Diagnosis considered when hemoglobin exceeds 18.5 gm/dL or hematocrit of 52% in men, and 16.5 gm/dL or hematocrit of 48% (Tefferi A).

Primary and secondary types distinguished by determining the level of serum erythropoietin, or the presence or absence of V617F mutation of the JAK2 gene, and bone marrow biopsy morphological analysis.

In primary polycythemia erythroid progenitors are intrinsically hyperproliferative and can grow without erythropoietin, or at a erythropoietin concentration that is lower than normal.

Primary polycythemias include findings of of low levels of 2,3 diphosphoglycerate in red cells resulting from a congenital disorder of 2,3 DPG synthesis.

When less oxygen is released into the tissues from hemoglobin, the body compensates by increasing erythropoiesis until sufficient oxygen is delivered to the tissues.

Secondary polycythemia can be inherited, caused by mutations in genes have the hypoxia sensing pathway or by local variants with a high hemoglobin affinity for oxygen.

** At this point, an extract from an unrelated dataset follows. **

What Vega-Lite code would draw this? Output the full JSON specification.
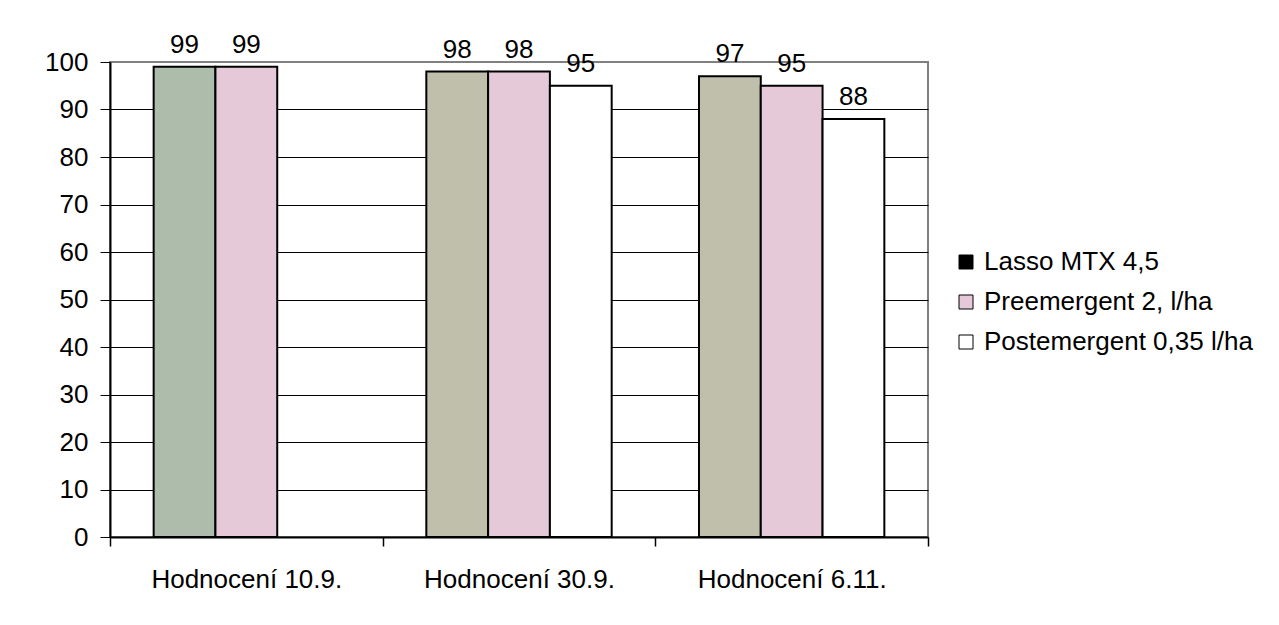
{
  "$schema": "https://vega.github.io/schema/vega-lite/v6.json",
  "width": 818,
  "height": 475,
  "autosize": {"type": "none"},
  "padding": {"left": 110, "top": 62, "right": 351, "bottom": 88},
  "background": "white",
  "config": {
    "font": "Liberation Sans",
    "view": {"stroke": "#808080", "strokeWidth": 2},
    "axis": {"labelFont": "Liberation Sans", "labelColor": "black"},
    "legend": {"labelFont": "Liberation Sans"}
  },
  "data": {
    "values": [
      {"g": "Hodnocení 10.9.", "s": "Lasso MTX 4,5", "v": 99},
      {"g": "Hodnocení 10.9.", "s": "Preemergent 2, l/ha", "v": 99},
      {"g": "Hodnocení 30.9.", "s": "Lasso MTX 4,5", "v": 98},
      {"g": "Hodnocení 30.9.", "s": "Preemergent 2, l/ha", "v": 98},
      {"g": "Hodnocení 30.9.", "s": "Postemergent 0,35 l/ha", "v": 95},
      {"g": "Hodnocení 6.11.", "s": "Lasso MTX 4,5", "v": 97},
      {"g": "Hodnocení 6.11.", "s": "Preemergent 2, l/ha", "v": 95},
      {"g": "Hodnocení 6.11.", "s": "Postemergent 0,35 l/ha", "v": 88}
    ]
  },
  "encoding": {
    "x": {
      "field": "g",
      "type": "nominal",
      "sort": null,
      "title": null,
      "scale": {"paddingInner": 0, "paddingOuter": 0},
      "axis": {
        "labelAngle": 0,
        "labelFontSize": 26,
        "labelPadding": 20,
        "labelLimit": 400,
        "tickSize": 9,
        "tickColor": "black",
        "tickWidth": 1.5,
        "tickBand": "extent",
        "domainColor": "black",
        "domainWidth": 2
      }
    },
    "xOffset": {
      "field": "s",
      "type": "nominal",
      "sort": ["Lasso MTX 4,5", "Preemergent 2, l/ha", "Postemergent 0,35 l/ha"],
      "scale": {"domain": ["Lasso MTX 4,5", "Preemergent 2, l/ha", "Postemergent 0,35 l/ha"], "paddingInner": 0, "paddingOuter": 0.7065}
    },
    "y": {
      "field": "v",
      "type": "quantitative",
      "title": null,
      "scale": {"domain": [0, 100], "nice": false},
      "axis": {
        "values": [0, 10, 20, 30, 40, 50, 60, 70, 80, 90, 100],
        "labelFontSize": 26,
        "labelPadding": 12,
        "tickSize": 10,
        "tickColor": "black",
        "tickWidth": 1,
        "domainColor": "black",
        "domainWidth": 2,
        "grid": true,
        "gridColor": {"condition": {"test": "datum.value == 100", "value": "#808080"}, "value": "#000000"},
        "gridWidth": 1,
        "gridOpacity": 1
      }
    }
  },
  "layer": [
    {
      "mark": {"type": "bar", "stroke": "black", "strokeWidth": 2},
      "encoding": {
        "fill": {
          "condition": [
            {"test": "datum.s == 'Lasso MTX 4,5' && datum.g == 'Hodnocení 10.9.'", "value": "#aebcab"},
            {"test": "datum.s == 'Lasso MTX 4,5'", "value": "#bfbfac"}
          ],
          "field": "s",
          "type": "nominal",
          "sort": ["Lasso MTX 4,5", "Preemergent 2, l/ha", "Postemergent 0,35 l/ha"],
          "scale": {
            "domain": ["Lasso MTX 4,5", "Preemergent 2, l/ha", "Postemergent 0,35 l/ha"],
            "range": ["#000000", "#e6c9d9", "#ffffff"]
          },
          "legend": {
            "title": null,
            "orient": "none",
            "legendX": 843,
            "legendY": 187,
            "symbolType": "square",
            "symbolSize": 196,
            "symbolStrokeColor": "black",
            "symbolStrokeWidth": 1,
            "symbolOpacity": 1,
            "labelFontSize": 26,
            "labelColor": "black",
            "labelOffset": 5,
            "rowPadding": 14,
            "labelLimit": 400
          }
        }
      }
    },
    {
      "mark": {"type": "text", "baseline": "alphabetic", "dy": -14, "fontSize": 26, "color": "black"},
      "encoding": {
        "text": {"field": "v", "type": "quantitative"}
      }
    }
  ]
}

In spurious polycythemia the red cell mass in the body is normal but the plasma level is decreased.

One form of spurious polycythemia is Gaisbock syndrome, which occurs primarily an obese men..

Both types of polycythemia are associated with thromboembolism.

Symptoms may or may not be present.

Splenomegaly more common in primary polycythemia.

Secondary polycythemia characterized by hypoxia driven or hypoxia independence.

Symptoms of erythrcytosis are highly variable, depending upon the underlying cause.

Erythrocytosis may cause no symptoms at all, or may be highly symptomatic and detrimental to health.

Symptoms include pruritus, erythromalagia, thromboses, and gout.

Risk of transformation to myelofibrosis in patients with polycythemia vera is approximately 15%.

Hypoxia driven types of secondary polycythemia include: COPD, right to left cardiopulmonary shunting, chronic exposure to carbon monoxide, smoking abuse, obstructive sleep apnea, hemoglobin abnormalities with high oxygen binding affinity and red blood cell enzyme deficiencies, and renal artery stenosis.

Hypoxia independent causes of secondary polycythemia, often with elevated erythropoietin levels include: hepatomas, renal cell carcinoma, pheochromocytomas, hemangioblastomas and uterine leiomyomas.

Chuvash polycythemia, a familial autosomal recessive polycythemia is related to specific mutations in the VHL tumor suppressor gene located on chromosome 3 and results in decreased degradation of hypoxia-inducible factor 1 alpha protein.

Smoking related secondary polycythemia results from carboxyhemoglobin induced increased red blood cell mass with decreased plasma volume, concurrently.

The carbon monoxide enters the bloodstream when cigarettes or smoked as heme iron affinity is 200 times greater than that of oxygen and forms carboxyhemoglobin.

Carboxyhemoglobin levels of greater than 4% can cause erythrocytosis as functional hemoglobin is reduced proportionately and oxygen delivery to tissues is impaired.